Moving on, he said, “Bird Watching at 6:30.”
Now, this I could do. It was right up my alley. The easiest part in bird photography is hang a DSLR camera round the neck and turn the telephoto lens, which could spiral out like a cannon barrel, and click anything that’s remotely resembles a beak. And the toughest part is someone else taking a look at that picture later. I ought to leave that honor to them.
He continued to brief on further activities that included yoga, butterfly watching, dragon fly watching, property look-around, cooking classes, recreational indulgences in cold water such as canoeing and in hot water such as steam bath, free Ayurveda consultation, village life experiences, Vembanad biosphere educational session and a few nightly cultural programmes.
We thanked him for the induction that opened the possibility of a few profound elements entering our lives in the next 2 days and informed him that we’d have some lunch first and requested our luggage be transferred to our room.
He said, “Oh!
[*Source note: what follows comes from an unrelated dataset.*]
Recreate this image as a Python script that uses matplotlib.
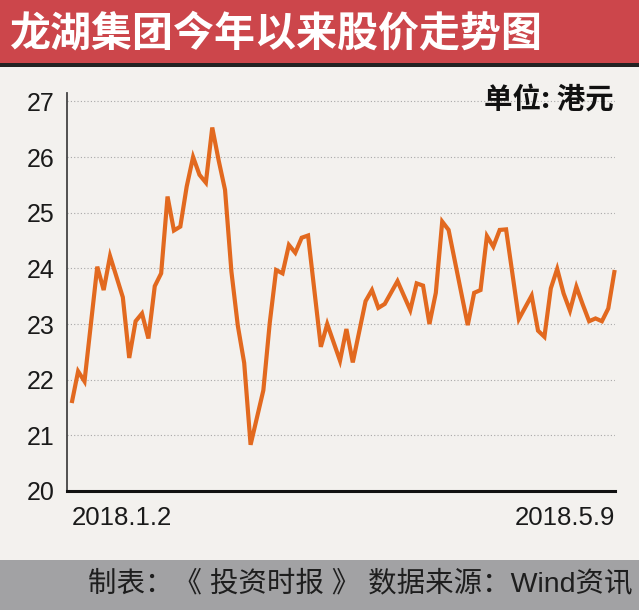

We stopped serving lunch by 3 p.m.”
3 p.m. – That’s when we arrived with the grand welcome followed by an elaborate induction session.
I inquired, “Do we not get something to eat? Maybe in a coffee shop? Some snacks at least? Because we are hungry!”
“No coffee shops. We have a restaurant at the other end of the property. It is called Aymanam Restaurant. It is still open. I’ll lead you there, sir. Please come.”
Gleefully, I asked, “So they still serve lunch, right?”
“Oh no! Lunch is over.”
Time was 3:40.
“You might get some dosas if you are lucky. We’ll see.”
“See what?” I thought.
“They close by 4 o’ clock”, he said as he led us there.
While walking to the Aymanam Restaurant, I could see the gleam in her eyes because she loves dosas. In fact, if somebody said to her that she could eat around 225000 dosas considering she ate only dosas 3 times a day at least for the next 50 years, she’d take it. Such was the gleam in her eyes. And when we reached the restaurant wherein all the tables were cleaned up with their chairs mounted on them already, I realized that I had just lost my appetite.